Trecho colorido é o que foi marcado por André Country. O negrito também é dele. Eu selecionei o parágrafo monstro retirado daqui. Ele dá ainda as traduções brasileiras de duas obras, mas preferi traduzir pelo Google Tradutor e revisar o trecho colorido no paragrafão: 

As diferentes esferas de produção, é verdade, tendem constantemente para um equilíbrio: pois, por um lado, enquanto cada produtor de uma mercadoria é obrigado a produzir um valor de uso, para satisfazer uma necessidade social particular, e enquanto a extensão desses desejos difere quantitativamente, ainda existe uma relação interna que estabelece suas proporções em um sistema regular, e um sistema de crescimento espontâneo; e, por outro lado, a lei do valor das mercadorias determina, em última instância, quanto de seu tempo de trabalho disponível pode ser gasto com cada classe particular de mercadorias. Mas esta tendência constante ao equilíbrio, das várias esferas da produção, é exercida, apenas na forma de uma reação contra a constante perturbação desse equilíbrio.

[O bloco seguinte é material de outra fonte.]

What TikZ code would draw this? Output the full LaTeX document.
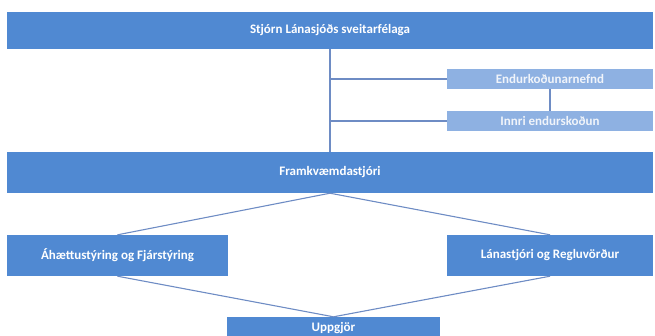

Assumo eu daqui em diante. Entendo que se a perturbação do equilíbrio é contínua, obviamente também sua recomposição também é. Houve construção e, como se diz modernamente, desconstrução do equilíbrio num processo interminável de busca e rejeição: desequilíbrio gera equilíbrio que gera desequilíbrio que gera equilíbrio, até o fim dos tempos capitalistas.